Sobrevivientes de esa década y ese transitar también permanecían horas y horas con el rostro izado en banderola testimonial, corroborando cómo transpiraba, más que sudor, una especie de neblina que se derretía sin jamás tocar el suelo, sin interferir en los poéticos dialogares de Babel, sudaba una melodía declamada, como si bocas en enjambre rotularan en el aire el verso irrumpido de su andanza.

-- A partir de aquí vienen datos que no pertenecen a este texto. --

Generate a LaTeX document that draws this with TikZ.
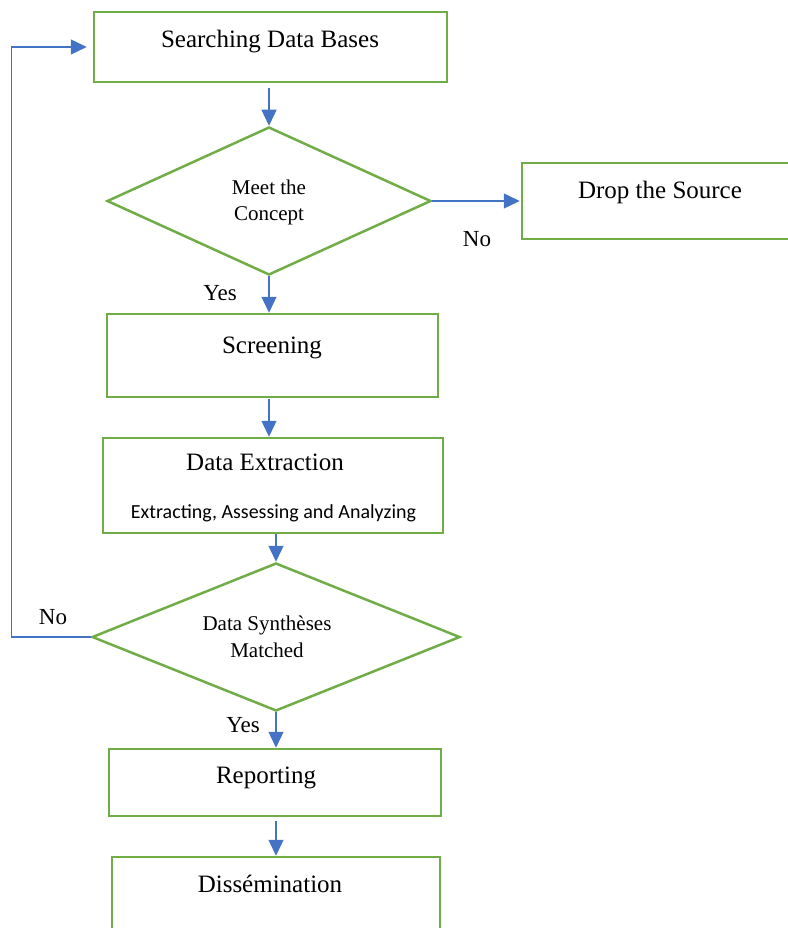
\documentclass[tikz,border=0pt]{standalone}
\usepackage{fontspec}
\setmainfont{Liberation Serif}
\newfontfamily\calib{Carlito}
\usetikzlibrary{shapes.geometric,arrows.meta}
\definecolor{gbox}{RGB}{112,173,71}
\definecolor{barrow}{RGB}{68,114,196}
\tikzset{
  boxnode/.style={draw=gbox,line width=2.5pt,rectangle,inner sep=0pt},
  dianode/.style={draw=gbox,line width=2.5pt,diamond,inner sep=0pt},
  txt/.style={anchor=base,inner sep=0pt,font=\fontsize{25}{28}\selectfont},
  dtxt/.style={anchor=base,inner sep=0pt,font=\fontsize{21}{24}\selectfont},
  lbl/.style={anchor=base,inner sep=0pt,font=\fontsize{23}{26}\selectfont},
  arr/.style={draw=barrow,line width=1.3pt,-{Triangle[length=16pt,width=15pt]},fill=none},
}
\begin{document}
\begin{tikzpicture}[x=1pt,y=-1pt]
\useasboundingbox (0,0) rectangle (787,928);
% boxes
\node[boxnode,minimum width=353pt,minimum height=70pt] (search) at (270.5,47) {};
\node[dianode,minimum width=324pt,minimum height=148pt] (d1) at (269,201) {};
\node[boxnode,minimum width=278pt,minimum height=76pt] (drop) at (661,201) {};
\node[boxnode,minimum width=331pt,minimum height=83pt] (screen) at (272.5,355.5) {};
\node[boxnode,minimum width=340pt,minimum height=95pt] (extract) at (273,485.5) {};
\node[dianode,minimum width=368pt,minimum height=148pt] (d2) at (276,637) {};
\node[boxnode,minimum width=332pt,minimum height=67pt] (report) at (275,782.5) {};
\node[boxnode,minimum width=328pt,minimum height=83pt] (dissem) at (276,898.5) {};
% texts
\node[txt] (tsearch) at (270,48) {Searching Data Bases};
\node[dtxt] (td1a) at (269,194) {Meet the};
\node[dtxt] (td1b) at (269,220) {Concept};
\node[txt] (tdrop) at (660,198) {Drop the Source};
\node[txt] (tscreen) at (272,353) {Screening};
\node[txt] (text1) at (265,470) {Data Extraction};
\node[anchor=base,inner sep=0pt,font=\calib\fontsize{20}{23}\selectfont] (text2) at (273.5,518) {Extracting, Assessing and Analyzing};
\node[dtxt] (td2a) at (267,630) {Data Synthèses};
\node[dtxt] (td2b) at (267,657) {Matched};
\node[txt] (treport) at (266,783) {Reporting};
\node[txt] (tdissem) at (270,892) {Dissémination};
% labels
\node[lbl] (no1) at (477,246) {No};
\node[lbl] (yes1) at (220,300) {Yes};
\node[lbl] (no2) at (53,624) {No};
\node[lbl] (yes2) at (243,732) {Yes};
% connectors
\coordinate (lp) at (11.5,637);
\draw[arr] ([yshift=-5pt]search.south -| d1.north) -- (d1.north);
\draw[arr] (d1.east) -- ([xshift=-1pt]drop.west);
\draw[arr] (d1.south) -- (d1.south |- screen.north);
\draw[arr] ([yshift=-1pt]screen.south -| d1.south) -- (extract.north -| d1.south);
\draw[arr] (extract.south -| d2.north) -- (d2.north);
\draw[arr] (d2.south) -- (d2.south |- report.north);
\draw[arr] ([yshift=-4pt]report.south -| d2.south) -- (d2.south |- dissem.north);
\draw[arr] (d2.west) -- (lp) |- ([xshift=-6pt]search.west);
\end{tikzpicture}
\end{document}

Entre algunos testigos de tan peculiar ginoquiria, surgieron anónimos traductores del taconeado “babelar”; exegetas o hermeneutas que aseguraban haber conseguido aprehender de las miles de lenguas de Babel, diversas y unísonas en su recital… un poema del caminadito lloviznar:

 

“Las raíces se despiertan

al toquido de una prisa circular

huir cabe en el universo de un redondel

un desierto lloverá sus arenales

contra los que no supieron escuchar”.

 

La mujer erguida en la efigie de su misteriosa humanidad repentinamente falló al citatorio de su ginoquiria; aseveran los testificantes de la época que prosiguió su marcha en la intimidad de una circunferencia que el vértigo evaporó, a fin de que ella continuara su tránsito sobre el pedestal de la hojarasca.